Without film producer Tomoyuki Tanaka and Toho Studios, we probably wouldn’t have Godzilla or any of our favorite kaiju (giant monster films), for that matter. Likewise, Toho probably wouldn’t be what it is today without Godzilla. The studio pays respect to the character with a bronze Godzilla statue at the gate entrance to its headquarters in Tokyo. Unfortunately, the studio is not open to the public, but the massive Godzilla mural painted on the studio wall can be seen from the street. Go ahead and take that selfie.
Also known as Rekihaku in Japanese, the National Museum of Japanese History in Chiba Prefecture focuses on, well, Japanese history. It’s filled with galleries, replicas, and restored artifacts detailing Japan from 37,000 years ago to the modern age. But of course, you’re going there for Godzilla.

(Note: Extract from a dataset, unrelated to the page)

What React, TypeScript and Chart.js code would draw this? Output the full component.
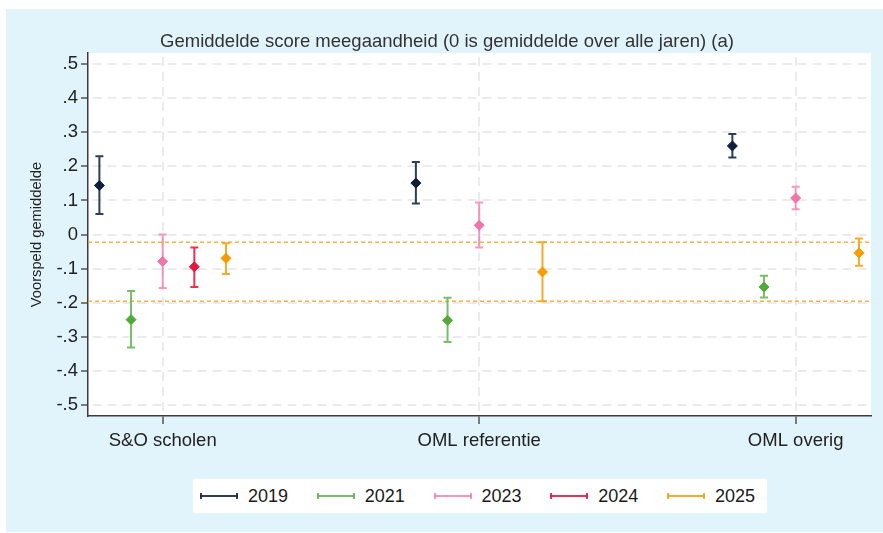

A large statue of the original 1954 Godzilla turning Tokyo into rubble can be found in the museum’s Gallery Six.
If you consider yourself not just a Godzilla fan, but a kaiju fan in general, boy, do we have the bar for you. Kaiju Sakaba is an izakaya (Japanese pub) dedicated to the kaiju genre and is filled with old school memorabilia. The dishes and drinks are all kaiju inspired, too. The best part is the staff and customers alike who dress up in sick monster costumes pretty much every night. They have two locations—one in Tokyo, and the other in Kawasaki city, about 30 minutes outside of Tokyo.
Inside Aqua City—one of Odaiba’s numerous shopping malls—is a trendy store selling stationery, clothing, miscellaneous goods, and licensed merchandise—including Godzilla. You’ll also find one seriously jacked Godzilla statue inside. Odaiba is one of Godzilla’s favorite stomping grounds. It’s home to Tokyo Bay, which is featured in several Godzilla films from the Showa, Heisei, and Millennium series, and even as recently as Shin-Godzilla. While you’re in the area, you may as well see the Gundam Statue and nearby Poop Museum.
The Setagaya Literary Museum, which is located not too far away from Toho Studios, was built to promote the culture of the surrounding neighborhood. Its cafe, Cafe Donguri, also displays a pretty scary looking Godzilla statue at its entrance to greet customers. It almost feels out of place, but that’s one of Godzilla’s best qualities. He strikes when you least expect him to.
We couldn’t have a list of spots to find Godzilla in Japan without mentioning his official store! Located on the first floor of the Shinjuku Marui Annex, it’s pretty much overflowing with Godzilla merch. Everything from postcards, keychains, figurines, and gnarly King Ghidorah jackets can be found here. It’s all pretty expensive, but nothing is stopping you from just browsing and taking in all the kaiju goodness.